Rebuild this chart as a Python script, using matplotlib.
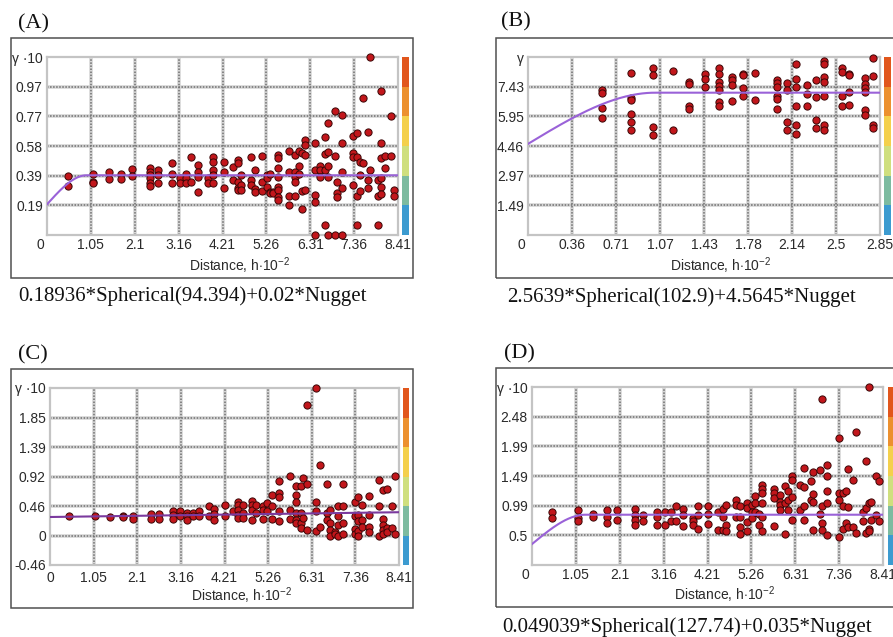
import numpy as np
import matplotlib
matplotlib.use('Agg')
import matplotlib.pyplot as plt
from matplotlib.patches import Rectangle
import matplotlib.transforms as mtransforms

plt.rcParams['font.family'] = ['Liberation Sans', 'DejaVu Sans']
plt.rcParams['mathtext.fontset'] = 'custom'
plt.rcParams['mathtext.rm'] = 'Liberation Sans'
plt.rcParams['mathtext.it'] = 'Liberation Sans:italic'

W, H = 893, 637

# ---- (A) semivariogram, lag h*10^-2 and gamma*10
a_lags = [0.50, 1.10, 1.48, 1.78, 2.04, 2.46, 2.66, 3.00, 3.18, 3.34, 3.46, 3.62, 3.86, 3.98,
          4.24, 4.46, 4.57, 4.66, 4.88, 4.98, 5.16, 5.26, 5.34, 5.42, 5.53, 5.81, 5.94, 6.04,
          6.10, 6.18, 6.42, 6.53, 6.66, 6.73, 6.89, 6.96, 7.06, 7.34, 7.42, 7.50, 7.57, 7.69,
          7.74, 7.93, 8.01, 8.10, 8.25, 8.32]
a_vals = [[0.386, 0.321], [0.397, 0.347, 0.336], [0.412, 0.362], [0.401, 0.362], [0.43, 0.384],
          [0.438, 0.412, 0.391, 0.369, 0.341, 0.321], [0.423, 0.391, 0.341], [0.471, 0.401, 0.341],
          [0.375, 0.341], [0.401, 0.369, 0.341], [0.506, 0.347], [0.456, 0.412, 0.38, 0.282],
          [0.369, 0.336], [0.506, 0.477, 0.423, 0.391, 0.336], [0.477, 0.412, 0.304], [0.445, 0.358],
          [0.488, 0.471, 0.347, 0.308, 0.293], [0.391, 0.326, 0.293], [0.506, 0.358, 0.326],
          [0.423, 0.297, 0.282], [0.514, 0.347, 0.289], [0.391, 0.369, 0.315], [0.401, 0.282, 0.271],
          [0.282, 0.276], [0.521, 0.499, 0.44, 0.38, 0.315, 0.293, 0.25, 0.228],
          [0.547, 0.412, 0.254, 0.195], [0.521, 0.412, 0.38, 0.347, 0.254], [0.547, 0.449, 0.397],
          [0.536, 0.289, 0.167], [0.618, 0.586, 0.521, 0.293], [0.597, 0.423, 0.26, 0.217, 0.0],
          [0.449, 0.423, 0.38], [0.636, 0.527, 0.423, 0.065], [0.731, 0.543, 0.449, 0.38, 0.0],
          [0.807, 0.514, 0.0], [0.347, 0.271, 0.245], [0.781, 0.597, 0.412, 0.304, 0.0],
          [0.645, 0.532, 0.51, 0.326], [0.666, 0.51, 0.254, 0.065], [0.477, 0.391, 0.289],
          [0.894, 0.471], [0.673, 0.358, 0.304], [1.161, 0.423], [0.358, 0.254, 0.065],
          [0.94, 0.597, 0.499, 0.373, 0.315, 0.265], [0.516, 0.44], [0.775, 0.516], [0.293, 0.254]]

# ---- (B)
b_lags = [0.60, 0.83, 1.01, 1.17, 1.30, 1.43, 1.55, 1.65, 1.74, 1.84, 2.02, 2.10, 2.17, 2.26,
          2.33, 2.40, 2.54, 2.60, 2.73, 2.79]
b_vals = [[7.28, 7.13, 6.38, 5.88], [8.13, 6.88, 6.75, 6.08, 5.67, 5.25], [8.38, 8.00, 5.42, 5.03],
          [8.20, 5.25], [7.67, 7.58, 6.45, 6.33], [8.08, 7.80, 7.42],
          [8.38, 8.05, 7.67, 7.45, 7.25, 6.67, 6.45], [7.92, 7.75, 7.50, 6.72],
          [8.08, 8.00, 7.37, 6.97], [8.13, 6.78], [7.78, 7.62, 7.42, 6.97, 6.80, 6.33],
          [7.62, 7.25, 5.67, 5.25], [8.58, 7.80, 7.42, 6.45, 5.50, 5.08], [7.53, 7.05, 6.45],
          [7.75, 6.92, 5.75, 5.37], [8.70, 8.55, 7.92, 7.67, 6.97, 5.50, 5.25],
          [8.38, 8.17, 6.97, 6.45], [8.05, 8.00, 7.17, 6.50], [7.88, 7.58, 7.38, 7.17, 6.25, 6.00],
          [8.88, 7.95, 5.50, 5.37]]

# ---- (C)
c_lags = [0.46, 1.08, 1.45, 1.77, 2.01, 2.43, 2.63, 2.96, 3.13, 3.31, 3.44, 3.59, 3.84, 3.96,
          4.22, 4.42, 4.54, 4.66, 4.86, 4.96, 5.14, 5.22, 5.34, 5.52, 5.78, 5.94, 6.06, 6.10,
          6.20, 6.41, 6.51, 6.67, 6.75, 6.87, 6.95, 7.07, 7.35, 7.43, 7.51, 7.69, 7.94, 8.03,
          8.11, 8.23, 8.31]
c_vals = [[0.31], [0.31], [0.29], [0.30, 0.29], [0.30, 0.26], [0.34, 0.26], [0.34, 0.26],
          [0.38, 0.32, 0.26], [0.38, 0.30], [0.36, 0.30, 0.25], [0.36, 0.31], [0.38, 0.30],
          [0.46, 0.30], [0.42, 0.34, 0.24], [0.48, 0.30], [0.38], [0.53, 0.48, 0.40, 0.32, 0.27],
          [0.48, 0.36, 0.27], [0.54, 0.48, 0.40, 0.24], [0.48, 0.36], [0.47, 0.40, 0.26],
          [0.51, 0.38], [0.63, 0.46, 0.26], [0.85, 0.66, 0.61, 0.38, 0.22], [0.93, 0.40, 0.26],
          [0.78, 0.64, 0.52, 0.36, 0.24, 0.19], [0.77, 0.35, 0.19, 0.12], [0.90, 0.28],
          [2.05, 0.81, 0.09], [2.31, 0.53, 0.38, 0.07], [1.11, 0.14], [0.81, 0.36, 0.25],
          [0.40, 0.19, 0.09, 0.0], [0.06, 0.03], [0.46, 0.30, 0.17, 0.0], [0.81, 0.46, 0.19, 0.03],
          [0.53, 0.30, 0.10, 0.03], [0.61, 0.32, 0.22, 0.07, 0.0], [0.48, 0.25, 0.14],
          [0.62, 0.32, 0.14, 0.05], [0.87, 0.47, 0.0], [0.72, 0.26, 0.17, 0.09, 0.03],
          [0.73, 0.12, 0.06], [0.47, 0.12], [0.94, 0.03]]

# ---- (D)
d_lags = [0.49, 1.11, 1.47, 1.79, 2.04, 2.47, 2.67, 3.00, 3.18, 3.33, 3.46, 3.61, 3.86, 3.98,
          4.22, 4.45, 4.58, 4.66, 4.88, 4.98, 5.16, 5.26, 5.34, 5.44, 5.52, 5.80, 5.94, 6.06,
          6.14, 6.22, 6.42, 6.52, 6.68, 6.74, 6.90, 6.96, 7.08, 7.35, 7.44, 7.52, 7.57, 7.69,
          7.76, 7.93, 8.00, 8.08, 8.13, 8.25, 8.32]
d_vals = [[0.88, 0.78], [0.92, 0.78, 0.73], [0.86, 0.80], [0.92, 0.81, 0.71], [0.92, 0.76],
          [0.93, 0.84, 0.75, 0.67], [0.84, 0.73], [0.89, 0.80, 0.67], [0.88, 0.67], [0.88, 0.73],
          [0.99, 0.73], [0.93, 0.84, 0.65], [0.78, 0.73, 0.67], [0.99, 0.84, 0.61],
          [0.99, 0.86, 0.69], [0.88, 0.59], [0.93, 0.81, 0.59], [1.00, 0.67, 0.56],
          [1.09, 1.00, 0.81], [0.98, 0.81, 0.64, 0.52], [1.04, 0.95, 0.72, 0.57], [1.00, 0.89, 0.78],
          [1.16, 1.03, 0.88], [0.86, 0.67], [1.34, 1.27, 1.20, 1.03, 0.81, 0.56],
          [1.27, 1.20, 1.12, 0.65], [1.17, 1.06, 1.00, 0.92], [1.32, 1.03, 0.52], [1.23, 1.09, 0.92],
          [1.48, 1.42, 1.14, 0.76], [1.34, 0.92], [1.62, 1.31, 0.99, 0.75], [1.40, 1.09],
          [1.56, 1.18, 1.06, 0.59], [1.58, 0.86], [2.77, 0.98, 0.70, 0.59],
          [1.67, 1.48, 1.23, 1.03, 0.50], [2.12, 1.20, 1.09, 0.47], [1.21, 0.98, 0.61], [1.23, 0.70],
          [1.60, 0.97, 0.63], [1.42, 0.64], [2.22, 0.53], [0.88, 0.73], [1.73, 0.95, 0.54],
          [2.97, 1.03, 0.61, 0.56], [1.06, 0.76], [1.48, 0.84], [1.40, 0.73]]

# axis tick labels
x_lab_841 = ['0', '1.05', '2.1', '3.16', '4.21', '5.26', '6.31', '7.36', '8.41']
x_lab_285 = ['0', '0.36', '0.71', '1.07', '1.43', '1.78', '2.14', '2.5', '2.85']
a_ylab = ['', '0.19', '0.39', '0.58', '0.77', '0.97', 'γ ·10']
b_ylab = ['', '1.49', '2.97', '4.46', '5.95', '7.43', 'γ']
c_ylab = ['-0.46', '0', '0.46', '0.92', '1.39', '1.85', 'γ ·10']
d_ylab = ['', '0.5', '0.99', '1.49', '1.99', '2.48', 'γ ·10']

# fitted models (nugget, partial sill, range)
a_model = (0.2, 0.18936, 0.94394)
b_model = (4.5645, 2.5639, 1.029)
d_model = (0.35, 0.49039, 1.2774)
c_trend = (0.29, 0.365)

eq_a = '0.18936*Spherical(94.394)+0.02*Nugget'
eq_b = '2.5639*Spherical(102.9)+4.5645*Nugget'
eq_d = '0.049039*Spherical(127.74)+0.035*Nugget'

cb_colors = ['#3c9bd0', '#7dbba0', '#cfdf7e', '#f4d04c', '#ec902e', '#e1561c']


def sph(h, c0, c, a):
    r = np.minimum(h / a, 1.0)
    return c0 + c * (1.5 * r - 0.5 * r ** 3)


def px_axes(fig, x0, y0, x1, y1):
    return fig.add_axes([x0 / W, 1 - y1 / H, (x1 - x0) / W, (y1 - y0) / H])


def panel(fig, box, area, cbx, lags, vals, xmax, ybot, ytop, xlab, ylab, lx, ly,
          lcolor, zero_shift, xpad):
    bx0, by0, bx1, by1 = box
    fig.add_artist(Rectangle((bx0 / W, 1 - by1 / H), (bx1 - bx0) / W, (by1 - by0) / H,
                             transform=fig.transFigure, fill=False, ec='#505050', lw=1.1))
    x0, y0, x1, y1 = area
    ax = px_axes(fig, x0, y0, x1, y1)
    ax.set_xlim(0, xmax)
    ax.set_ylim(ybot, ytop)
    xt = np.linspace(0, xmax, 9)
    yt = np.linspace(ybot, ytop, 7)
    ax.set_xticks(xt)
    ax.set_xticklabels(xlab)
    ax.set_yticks(yt)
    ax.set_yticklabels(ylab)
    ax.tick_params(length=0, labelsize=10, labelcolor='#2a2a2a')
    ax.tick_params(axis='x', pad=xpad)
    ax.tick_params(axis='y', pad=3)
    if zero_shift:
        lbl = ax.get_xticklabels()[0]
        lbl.set_transform(lbl.get_transform() +
                          mtransforms.ScaledTranslation(-7 / 100, 0, fig.dpi_scale_trans))
    for s in ax.spines.values():
        s.set_color('#c4c4c4')
        s.set_linewidth(1.6)
    for v in xt[1:-1]:
        ax.axvline(v, color='#d6d6d6', lw=2.6, zorder=1)
        ax.axvline(v, color='#6e6e6e', lw=1.1, ls=(0, (1, 1)), zorder=1.5)
    for v in yt[1:-1]:
        ax.axhline(v, color='#d6d6d6', lw=2.6, zorder=1)
        ax.axhline(v, color='#6e6e6e', lw=1.1, ls=(0, (1, 1)), zorder=1.5)

    h = np.repeat(lags, [len(v) for v in vals])
    g = np.concatenate(vals)
    ax.scatter(h, g, s=27, c='#c2161b', edgecolors='#3a0707', linewidths=0.7,
               zorder=3, clip_on=False)
    ax.plot(lx, ly, color=lcolor, lw=1.5, zorder=4)

    cax = px_axes(fig, cbx[0], y0, cbx[1], y1)
    cax.bar(np.zeros(6), np.ones(6), bottom=np.arange(6), width=1, color=cb_colors)
    cax.set_xlim(-0.5, 0.5)
    cax.set_ylim(0, 6)
    cax.axis('off')

    fig.text(((x0 + x1) / 2 + 17) / W, 1 - (by1 - 12) / H, 'Distance, h$\\cdot$10$^{-2}$',
             ha='center', va='center', fontsize=10, color='#2a2a2a')
    return ax


fig = plt.figure(figsize=(W / 100, H / 100), dpi=100)

hx = np.linspace(0, 8.41, 300)
hb = np.linspace(0, 2.85, 300)

panel(fig, (11, 38, 413, 278), (47, 57, 398, 235), (402, 409), a_lags, a_vals, 8.41,
      0, 1.161, x_lab_841, a_ylab, hx, sph(hx, *a_model), '#9a62d8', True, 2.5)
panel(fig, (496, 38, 900, 278), (528, 57, 880, 235), (884, 891), b_lags, b_vals, 2.85,
      0, 8.916, x_lab_285, b_ylab, hb, sph(hb, *b_model), '#9a62d8', True, 2.5)
panel(fig, (11, 369, 413, 608), (50, 388, 399, 565), (403, 409), c_lags, c_vals, 8.41,
      -0.4625, 2.3125, x_lab_841, c_ylab, hx, np.linspace(c_trend[0], c_trend[1], hx.size),
      '#7b3a9e', False, 4)
panel(fig, (496, 368, 900, 607), (532, 387, 883, 565), (888, 895), d_lags, d_vals, 8.41,
      0, 2.975, x_lab_841, d_ylab, hx, sph(hx, *d_model), '#9a62d8', True, 2.5)

serif = dict(family=['Liberation Serif', 'DejaVu Serif'], color='#111111', va='center', ha='left')
fig.text(18 / W, 1 - 24 / H, '(A)', fontsize=16, **serif)
fig.text(501 / W, 1 - 22 / H, '(B)', fontsize=16, **serif)
fig.text(18 / W, 1 - 355 / H, '(C)', fontsize=16, **serif)
fig.text(504 / W, 1 - 354 / H, '(D)', fontsize=16, **serif)
fig.text(18 / W, 1 - 296 / H, eq_a, fontsize=15, **serif)
fig.text(507 / W, 1 - 297 / H, eq_b, fontsize=15, **serif)
fig.text(502 / W, 1 - 627 / H, eq_d, fontsize=15, **serif)

fig.savefig('out.png', dpi=100, facecolor='white')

· · · · · · ·

* _AIM_
Omit the pictures, then repeat exactly each line from the beginning of the listing through the line with "import matplotlib.transforms as mtransforms".

* _RESULT OF THE EXERCISE_
Rebuild this chart as a Python script, using matplotlib.
import numpy as np
import matplotlib
matplotlib.use('Agg')
import matplotlib.pyplot as plt
from matplotlib.patches import Rectangle
import matplotlib.transforms as mtransforms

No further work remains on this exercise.